§ Task
Restate each of the lines below word for word and drop every picture.

§ Dataset content
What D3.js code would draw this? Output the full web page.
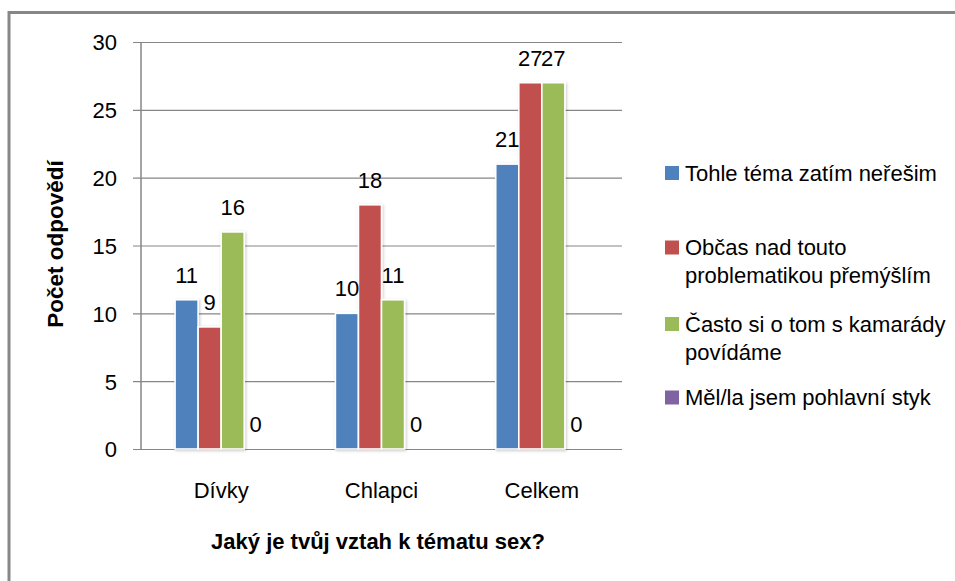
<!DOCTYPE html>
<html>
<head>
<meta charset="utf-8">
<script src="https://cdn.jsdelivr.net/npm/d3@7"></script>
<style>
  body { margin: 0; background: #fff; }
  svg text { font-family: "Liberation Sans", Arial, sans-serif; fill: #000; }
</style>
</head>
<body>
<svg id="chart" width="955" height="581"></svg>
<script>
// Data
const categories = ['Dívky', 'Chlapci', 'Celkem'];
const seriesNames = [
  'Tohle téma zatím neřešim',
  'Občas nad touto problematikou přemýšlím',
  'Často si o tom s kamarády povídáme',
  'Měl/la jsem pohlavní styk'
];
const legendLines = [
  ['Tohle téma zatím neřešim'],
  ['Občas nad touto', 'problematikou přemýšlím'],
  ['Často si o tom s kamarády', 'povídáme'],
  ['Měl/la jsem pohlavní styk']
];
const seriesColors = ['#4F81BD', '#C0504D', '#9BBB59', '#8064A2'];
const values = [
  [11, 10, 21],  // Tohle téma zatím neřešim
  [9, 18, 27],   // Občas nad touto problematikou přemýšlím
  [16, 11, 27],  // Často si o tom s kamarády povídáme
  [0, 0, 0]      // Měl/la jsem pohlavní styk
];
const yTicks = [0, 5, 10, 15, 20, 25, 30];

const svg = d3.select('#chart');
const fontSize = 22;

// drop shadow for the bars
const defs = svg.append('defs');
const filt = defs.append('filter').attr('id', 'shadow')
  .attr('x', '-20%').attr('y', '-5%').attr('width', '140%').attr('height', '110%');
filt.append('feDropShadow')
  .attr('dx', 1).attr('dy', 1).attr('stdDeviation', 1.5)
  .attr('flood-color', '#000').attr('flood-opacity', 0.22);

// outer frame (only top and left edges are visible)
svg.append('path')
  .attr('d', 'M9,581 V12.5 H955')
  .attr('fill', 'none')
  .attr('stroke', '#878787')
  .attr('stroke-width', 3);

const plot = { left: 141, right: 622, top: 42, bottom: 449 };

const x = d3.scaleBand()
  .domain(categories)
  .range([plot.left, plot.right])
  .paddingInner(0.425)
  .paddingOuter(0.2125);

const xs = d3.scaleBand()
  .domain(d3.range(seriesNames.length))
  .range([0, x.bandwidth()]);

const y = d3.scaleLinear().domain([0, 30]).range([plot.bottom, plot.top]);

// gridlines + tick labels
const yAxis = d3.axisLeft(y)
  .tickValues(yTicks)
  .tickSize(-(plot.right - plot.left))
  .tickSizeOuter(0)
  .tickPadding(24);

const gy = svg.append('g')
  .attr('transform', `translate(${plot.left},0)`)
  .call(yAxis);
gy.select('.domain').remove();
gy.selectAll('.tick line')
  .attr('x1', -8)
  .attr('stroke', '#868686')
  .attr('stroke-width', 1.2);
gy.selectAll('.tick text')
  .attr('font-size', fontSize)
  .attr('dy', '0.36em');

// vertical axis line
svg.append('line')
  .attr('x1', plot.left).attr('x2', plot.left)
  .attr('y1', plot.top).attr('y2', plot.bottom)
  .attr('stroke', '#868686')
  .attr('stroke-width', 1.5);

// bars
const groups = svg.append('g').selectAll('g')
  .data(categories)
  .join('g')
  .attr('transform', d => `translate(${x(d)},0)`)
  .attr('filter', 'url(#shadow)');

groups.each(function (cat, ci) {
  const g = d3.select(this);
  seriesNames.forEach((s, si) => {
    const v = values[si][ci];
    if (v > 0) {
      g.append('rect')
        .attr('x', xs(si))
        .attr('y', y(v))
        .attr('width', xs.bandwidth())
        .attr('height', y(0) - y(v))
        .attr('fill', seriesColors[si])
        .attr('stroke', '#fff')
        .attr('stroke-width', 1.6);
    }
  });
});

// value labels
const labels = svg.append('g');
categories.forEach((cat, ci) => {
  seriesNames.forEach((s, si) => {
    const v = values[si][ci];
    labels.append('text')
      .attr('x', x(cat) + xs(si) + xs.bandwidth() / 2)
      .attr('y', y(v) - 17)
      .attr('text-anchor', 'middle')
      .attr('font-size', fontSize)
      .text(v);
  });
});

// category labels
svg.append('g').selectAll('text')
  .data(categories)
  .join('text')
  .attr('x', d => x(d) + x.bandwidth() / 2)
  .attr('y', 498)
  .attr('text-anchor', 'middle')
  .attr('font-size', fontSize)
  .text(d => d);

// axis titles
svg.append('text')
  .attr('x', 378)
  .attr('y', 549)
  .attr('text-anchor', 'middle')
  .attr('font-size', fontSize)
  .attr('font-weight', 'bold')
  .text('Jaký je tvůj vztah k tématu sex?');

svg.append('text')
  .attr('transform', 'translate(63,244) rotate(-90)')
  .attr('text-anchor', 'middle')
  .attr('font-size', 22.5)
  .attr('font-weight', 'bold')
  .text('Počet odpovědí');

// legend
const legendY = [173, 247.5, 324, 397.5];
const legend = svg.append('g');
legendLines.forEach((lines, i) => {
  const li = legend.append('g').attr('transform', `translate(665,${legendY[i]})`);
  li.append('rect')
    .attr('x', 0).attr('y', -7)
    .attr('width', 14).attr('height', 14)
    .attr('fill', seriesColors[i]);
  lines.forEach((t, k) => {
    li.append('text')
      .attr('x', 20)
      .attr('y', k * 28)
      .attr('dy', '0.36em')
      .attr('font-size', fontSize)
      .text(t);
  });
});
</script>
</body>
</html>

§ Full solution
What D3.js code would draw this? Output the full web page.
<!DOCTYPE html>
<html>
<head>
<meta charset="utf-8">
<script src="https://cdn.jsdelivr.net/npm/d3@7"></script>
<style>
  body { margin: 0; background: #fff; }
  svg text { font-family: "Liberation Sans", Arial, sans-serif; fill: #000; }
</style>
</head>
<body>
<svg id="chart" width="955" height="581"></svg>
<script>
// Data
const categories = ['Dívky', 'Chlapci', 'Celkem'];
const seriesNames = [
  'Tohle téma zatím neřešim',
  'Občas nad touto problematikou přemýšlím',
  'Často si o tom s kamarády povídáme',
  'Měl/la jsem pohlavní styk'
];
const legendLines = [
  ['Tohle téma zatím neřešim'],
  ['Občas nad touto', 'problematikou přemýšlím'],
  ['Často si o tom s kamarády', 'povídáme'],
  ['Měl/la jsem pohlavní styk']
];
const seriesColors = ['#4F81BD', '#C0504D', '#9BBB59', '#8064A2'];
const values = [
  [11, 10, 21],  // Tohle téma zatím neřešim
  [9, 18, 27],   // Občas nad touto problematikou přemýšlím
  [16, 11, 27],  // Často si o tom s kamarády povídáme
  [0, 0, 0]      // Měl/la jsem pohlavní styk
];
const yTicks = [0, 5, 10, 15, 20, 25, 30];

const svg = d3.select('#chart');
const fontSize = 22;

// drop shadow for the bars
const defs = svg.append('defs');
const filt = defs.append('filter').attr('id', 'shadow')
  .attr('x', '-20%').attr('y', '-5%').attr('width', '140%').attr('height', '110%');
filt.append('feDropShadow')
  .attr('dx', 1).attr('dy', 1).attr('stdDeviation', 1.5)
  .attr('flood-color', '#000').attr('flood-opacity', 0.22);

// outer frame (only top and left edges are visible)
svg.append('path')
  .attr('d', 'M9,581 V12.5 H955')
  .attr('fill', 'none')
  .attr('stroke', '#878787')
  .attr('stroke-width', 3);

const plot = { left: 141, right: 622, top: 42, bottom: 449 };

const x = d3.scaleBand()
  .domain(categories)
  .range([plot.left, plot.right])
  .paddingInner(0.425)
  .paddingOuter(0.2125);

const xs = d3.scaleBand()
  .domain(d3.range(seriesNames.length))
  .range([0, x.bandwidth()]);

const y = d3.scaleLinear().domain([0, 30]).range([plot.bottom, plot.top]);

// gridlines + tick labels
const yAxis = d3.axisLeft(y)
  .tickValues(yTicks)
  .tickSize(-(plot.right - plot.left))
  .tickSizeOuter(0)
  .tickPadding(24);

const gy = svg.append('g')
  .attr('transform', `translate(${plot.left},0)`)
  .call(yAxis);
gy.select('.domain').remove();
gy.selectAll('.tick line')
  .attr('x1', -8)
  .attr('stroke', '#868686')
  .attr('stroke-width', 1.2);
gy.selectAll('.tick text')
  .attr('font-size', fontSize)
  .attr('dy', '0.36em');

// vertical axis line
svg.append('line')
  .attr('x1', plot.left).attr('x2', plot.left)
  .attr('y1', plot.top).attr('y2', plot.bottom)
  .attr('stroke', '#868686')
  .attr('stroke-width', 1.5);

// bars
const groups = svg.append('g').selectAll('g')
  .data(categories)
  .join('g')
  .attr('transform', d => `translate(${x(d)},0)`)
  .attr('filter', 'url(#shadow)');

groups.each(function (cat, ci) {
  const g = d3.select(this);
  seriesNames.forEach((s, si) => {
    const v = values[si][ci];
    if (v > 0) {
      g.append('rect')
        .attr('x', xs(si))
        .attr('y', y(v))
        .attr('width', xs.bandwidth())
        .attr('height', y(0) - y(v))
        .attr('fill', seriesColors[si])
        .attr('stroke', '#fff')
        .attr('stroke-width', 1.6);
    }
  });
});

// value labels
const labels = svg.append('g');
categories.forEach((cat, ci) => {
  seriesNames.forEach((s, si) => {
    const v = values[si][ci];
    labels.append('text')
      .attr('x', x(cat) + xs(si) + xs.bandwidth() / 2)
      .attr('y', y(v) - 17)
      .attr('text-anchor', 'middle')
      .attr('font-size', fontSize)
      .text(v);
  });
});

// category labels
svg.append('g').selectAll('text')
  .data(categories)
  .join('text')
  .attr('x', d => x(d) + x.bandwidth() / 2)
  .attr('y', 498)
  .attr('text-anchor', 'middle')
  .attr('font-size', fontSize)
  .text(d => d);

// axis titles
svg.append('text')
  .attr('x', 378)
  .attr('y', 549)
  .attr('text-anchor', 'middle')
  .attr('font-size', fontSize)
  .attr('font-weight', 'bold')
  .text('Jaký je tvůj vztah k tématu sex?');

svg.append('text')
  .attr('transform', 'translate(63,244) rotate(-90)')
  .attr('text-anchor', 'middle')
  .attr('font-size', 22.5)
  .attr('font-weight', 'bold')
  .text('Počet odpovědí');

// legend
const legendY = [173, 247.5, 324, 397.5];
const legend = svg.append('g');
legendLines.forEach((lines, i) => {
  const li = legend.append('g').attr('transform', `translate(665,${legendY[i]})`);
  li.append('rect')
    .attr('x', 0).attr('y', -7)
    .attr('width', 14).attr('height', 14)
    .attr('fill', seriesColors[i]);
  lines.forEach((t, k) => {
    li.append('text')
      .attr('x', 20)
      .attr('y', k * 28)
      .attr('dy', '0.36em')
      .attr('font-size', fontSize)
      .text(t);
  });
});
</script>
</body>
</html>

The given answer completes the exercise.